Éclats d’États : Avec Nikos Houliaras, peintre, écrivain et musicien, la rencontre fut simple elle aussi. À une représentation du JOURNAL INTIME d’une MOUCHE à Athènes, il interpréta le travail comme une mise en mouvement de la peinture, de matières et de formes tout en proposant un développement dramatique comme le propose la littérature. De notre côté, nous connaissions son univers artistique. L’aventure qui se dessine va une fois de plus comme une continuité. Travailler sur PAYSAGES, titre provisoire, précisera cette recherche d’écriture cernée par nos spectacles précédents. Mettre en perpétuel déséquilibre les relations des éléments de la représentation. De leur tangente se dessine un lieu où chaque élément travaille, à l’intérieur du lieu lui-même et de nous tous, dans un temps où le spectateur s’implique et donne vie en révélant la fable dans tous ses sens et de tous ses sens.

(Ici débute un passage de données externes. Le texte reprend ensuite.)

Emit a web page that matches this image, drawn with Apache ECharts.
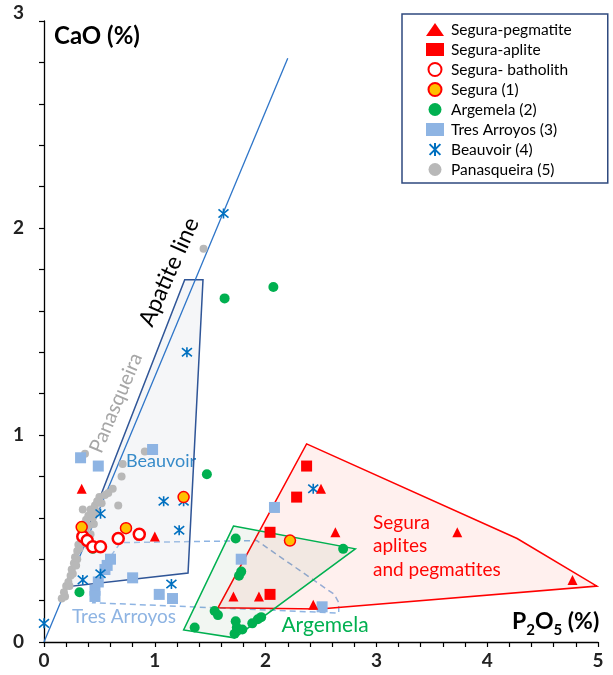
<!DOCTYPE html>
<html><head><meta charset="utf-8">
<script src="https://cdn.jsdelivr.net/npm/echarts@6/dist/echarts.min.js"></script>
<style>html,body{margin:0;padding:0;background:#fff}#c{width:613px;height:675px}</style>
</head><body><div id="c"></div>
<script>
// ---- data (P2O5 %, CaO %) ----
const seguraPegmatite = [[0.34,0.74],[1.00,0.51],[1.71,0.22],[1.94,0.22],[2.43,0.18],[2.50,0.74],[2.63,0.53],[3.73,0.53],[4.77,0.30]];
const seguraAplite = [[2.37,0.85],[2.28,0.70],[2.04,0.53],[2.04,0.23]];
const seguraBatholith = [[0.35,0.51],[0.39,0.49],[0.44,0.46],[0.51,0.46],[0.67,0.50],[0.86,0.52]];
const segura1 = [[0.34,0.555],[0.74,0.55],[1.26,0.70],[2.22,0.49]];
const argemela = [[0.32,0.24],[0.44,0.45],[1.36,0.07],[1.47,0.81],[1.54,0.15],[1.57,0.13],[1.63,1.66],[1.72,0.04],[1.73,0.50],[1.73,0.10],[1.74,0.07],[1.76,0.32],[1.78,0.34],[1.79,0.06],[1.88,0.09],[1.93,0.11],[1.96,0.12],[2.07,1.715],[2.70,0.45]];
const tresArroyos = [[0.33,0.89],[0.49,0.85],[0.98,0.93],[0.46,0.25],[0.46,0.22],[0.49,0.29],[0.55,0.35],[0.57,0.37],[0.60,0.40],[0.80,0.31],[1.04,0.23],[1.16,0.21],[1.78,0.40],[2.08,0.65],[2.51,0.17]];
const beauvoir = [[0,0.09],[0.35,0.30],[0.51,0.33],[0.51,0.62],[1.08,0.68],[1.26,0.68],[1.22,0.54],[1.15,0.28],[1.29,1.40],[1.62,2.07],[2.43,0.74]];
const panasqueira = [[0.16,0.21],[0.18,0.24],[0.20,0.27],[0.22,0.29],[0.24,0.32],[0.25,0.35],[0.27,0.38],[0.28,0.41],[0.30,0.44],[0.31,0.47],[0.33,0.50],[0.35,0.53],[0.36,0.56],[0.38,0.59],[0.40,0.61],[0.42,0.64],[0.35,0.64],[0.46,0.66],[0.48,0.68],[0.50,0.70],[0.55,0.71],[0.58,0.72],[0.62,0.74],[0.67,0.66],[0.70,0.80],[0.71,0.86],[0.37,0.91],[0.91,0.92],[1.44,1.90],[0.45,0.57],[0.42,0.52],[0.44,0.60],[0.39,0.47],[0.30,0.40],[0.19,0.22],[0.23,0.27],[0.26,0.33],[0.29,0.37],[0.32,0.45],[0.34,0.48],[0.37,0.54],[0.40,0.56],[0.43,0.62],[0.47,0.63],[0.52,0.67]];
const apatiteLine = [[0,0],[2.2,2.82]];
const polyBeauvoir = [[0.19,0.266],[1.27,1.75],[1.435,1.75],[1.30,0.333]];
const polyTresArroyos = [[0.44,0.19],[0.61,0.42],[0.69,0.48],[1.92,0.49],[2.62,0.23],[2.66,0.19],[2.66,0.14]];
const polySegura = [[2.37,0.957],[4.27,0.50],[4.99,0.27],[2.49,0.16],[1.57,0.165]];
const polyArgemela = [[1.71,0.56],[2.81,0.45],[1.72,0.02],[1.26,0.058]];
const xTicks = [0,1,2,3,4,5];
const yTicks = [0,1,2,3];

const FONT = 'Lato, "Open Sans", sans-serif';
const chart = echarts.init(document.getElementById('c'));

function poly(name, pts, stroke, fill, dashed, z) {
  return {
    type: 'custom', name: name, silent: true, z: z, clip: false,
    data: [0],
    renderItem: function (params, api) {
      return {
        type: 'polygon',
        shape: { points: pts.map(function (p) { return api.coord(p); }) },
        style: { fill: fill, stroke: stroke, lineWidth: 1.5, lineDash: dashed ? [6, 4] : null }
      };
    }
  };
}

const asterisk = 'path://M0,0L10,10M10,0L0,10M5,-1L5,11';

const option = {
  animation: false,
  grid: { left: 44, right: 15, top: 21, bottom: 33 },
  xAxis: {
    type: 'value', min: xTicks[0], max: xTicks[xTicks.length - 1], interval: 1,
    axisLine: { onZero: false, lineStyle: { color: '#000', width: 1.3 } },
    axisTick: { length: 5, lineStyle: { color: '#000', width: 1.2 } },
    minorTick: { show: true, splitNumber: 5, length: 5, lineStyle: { color: '#000', width: 1.2 } },
    splitLine: { show: false },
    axisLabel: { fontSize: 19, fontWeight: 'bold', color: '#222', margin: 9, fontFamily: FONT }
  },
  yAxis: {
    type: 'value', min: yTicks[0], max: yTicks[yTicks.length - 1], interval: 1,
    axisLine: { show: true, onZero: false, lineStyle: { color: '#000', width: 1.3 } },
    axisTick: { show: true, length: 5, lineStyle: { color: '#000', width: 1.2 } },
    minorTick: { show: true, splitNumber: 5, length: 5, lineStyle: { color: '#000', width: 1.2 } },
    splitLine: { show: false },
    axisLabel: { fontSize: 19, fontWeight: 'bold', color: '#222', margin: 20, fontFamily: FONT,
      formatter: function (v) { return v === 3 ? '{t|3}' : String(v); },
      rich: { t: { fontSize: 19, fontWeight: 'bold', color: '#222', fontFamily: FONT, padding: [0, 0, 16, 0] } } }
  },
  legend: {
    orient: 'vertical', left: 402, top: 14,
    padding: [6, 36, 4, 24],
    borderColor: '#2F4A7F', borderWidth: 1.5,
    itemWidth: 18, itemHeight: 13, itemGap: 1,
    textStyle: { fontSize: 15.5, lineHeight: 19, color: '#000', fontFamily: FONT, padding: [0, 0, 0, 2] },
    data: [
      { name: 'Segura-pegmatite' },
      { name: 'Segura-aplite' },
      { name: 'Segura- batholith' },
      { name: 'Segura (1)' },
      { name: 'Argemela (2)' },
      { name: 'Tres Arroyos (3)' },
      { name: 'Beauvoir (4)' },
      { name: 'Panasqueira (5)' }
    ]
  },
  graphic: [
    { type: 'text', left: 54, top: 24, style: { text: 'CaO (%)', font: 'bold 24px ' + FONT, fill: '#000' } },
    { type: 'text', left: 512, top: 610, style: {
        text: '{b|P}{s|2}{b|O}{s|5}{b| (%)}',
        rich: {
          b: { font: 'bold 23px ' + FONT, fill: '#000', lineHeight: 32, verticalAlign: 'middle' },
          s: { font: 'bold 15px ' + FONT, fill: '#000', lineHeight: 15, verticalAlign: 'bottom' }
        } } },
    { type: 'text', x: 169, y: 272, rotation: 66 * Math.PI / 180, style: { text: 'Apatite line', font: '23px ' + FONT, fill: '#000', align: 'center', verticalAlign: 'middle' } },
    { type: 'text', x: 116, y: 403, rotation: 67 * Math.PI / 180, style: { text: 'Panasqueira', font: '20px ' + FONT, fill: '#A6A6A6', align: 'center', verticalAlign: 'middle' } },
    { type: 'text', x: 161, y: 461, style: { text: 'Beauvoir', font: '18px ' + FONT, fill: '#0070C0', align: 'center', verticalAlign: 'middle' } },
    { type: 'text', x: 124, y: 617, style: { text: 'Tres Arroyos', font: '19px ' + FONT, fill: '#8EB4E3', align: 'center', verticalAlign: 'middle' } },
    { type: 'text', x: 325, y: 625, style: { text: 'Argemela', font: '21px ' + FONT, fill: '#00B050', align: 'center', verticalAlign: 'middle' } },
    { type: 'text', x: 373, y: 511, style: { text: 'Segura\naplites\nand pegmatites', font: '19px ' + FONT, lineHeight: 23.5, fill: '#FF0000', align: 'left', verticalAlign: 'top' } }
  ],
  series: [
    poly('polyTA', polyTresArroyos, '#8EB4E3', 'rgba(0,0,0,0)', true, 1),
    poly('polyB', polyBeauvoir, '#2F5597', 'rgba(215,218,226,0.25)', false, 1),
    poly('polyS', polySegura, '#FF0000', 'rgba(250,60,40,0.08)', false, 1),
    poly('polyA', polyArgemela, '#00B050', 'rgba(40,110,40,0.06)', false, 1),
    { type: 'line', name: 'apatite', data: apatiteLine, symbol: 'none', silent: true, z: 2,
      lineStyle: { color: '#2E75C8', width: 1.3 } },
    { type: 'scatter', name: 'Panasqueira (5)', data: panasqueira, symbol: 'circle', symbolSize: 8, z: 3,
      itemStyle: { color: '#B8B8B8', opacity: 1 } },
    { type: 'scatter', name: 'Tres Arroyos (3)', data: tresArroyos, symbol: 'rect', symbolSize: 11, z: 4,
      itemStyle: { color: '#8EB4E3', opacity: 1 } },
    { type: 'scatter', name: 'Argemela (2)', data: argemela, symbol: 'circle', symbolSize: 10, z: 4,
      itemStyle: { color: '#00B050', opacity: 1 } },
    { type: 'scatter', name: 'Beauvoir (4)', data: beauvoir, symbol: asterisk, symbolSize: 10, z: 5,
      itemStyle: { color: 'rgba(0,0,0,0)', borderColor: '#0070C0', borderWidth: 1.6, opacity: 1 } },
    { type: 'scatter', name: 'Segura- batholith', data: seguraBatholith, symbol: 'circle', symbolSize: 11, z: 5,
      itemStyle: { color: '#fff', borderColor: '#FF0000', borderWidth: 2.5, opacity: 1 } },
    { type: 'scatter', name: 'Segura (1)', data: segura1, symbol: 'circle', symbolSize: 11, z: 6,
      itemStyle: { color: '#FFC000', borderColor: '#FF0000', borderWidth: 1.5, opacity: 1 } },
    { type: 'scatter', name: 'Segura-aplite', data: seguraAplite, symbol: 'rect', symbolSize: 11, z: 6,
      itemStyle: { color: '#FF0000', opacity: 1 } },
    { type: 'scatter', name: 'Segura-pegmatite', data: seguraPegmatite, symbol: 'triangle', symbolSize: 10, z: 6,
      itemStyle: { color: '#FF0000', opacity: 1 } }
  ]
};
chart.setOption(option);
</script>
</body></html>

La pratique de la peinture, de la musique et de la poésie conduit Nikos Houliaras, à une composition de mouvements et de didascalies qui tient compte en amont de notre rapport au plateau. Ecrire un matériau préparant à une écriture de tous les éléments de la représentation. Mettre à jour des puissances grammaticales et syntaxiques où tout entre en proximité pour nous redonner une conscience de ce qui n’est pas palpable, comptable, raisonné… Organiser sur le plateau une alchimie créatrice, un devenir inachevé, en perpétuel mouvement, débordant d’une matière à « vivre ».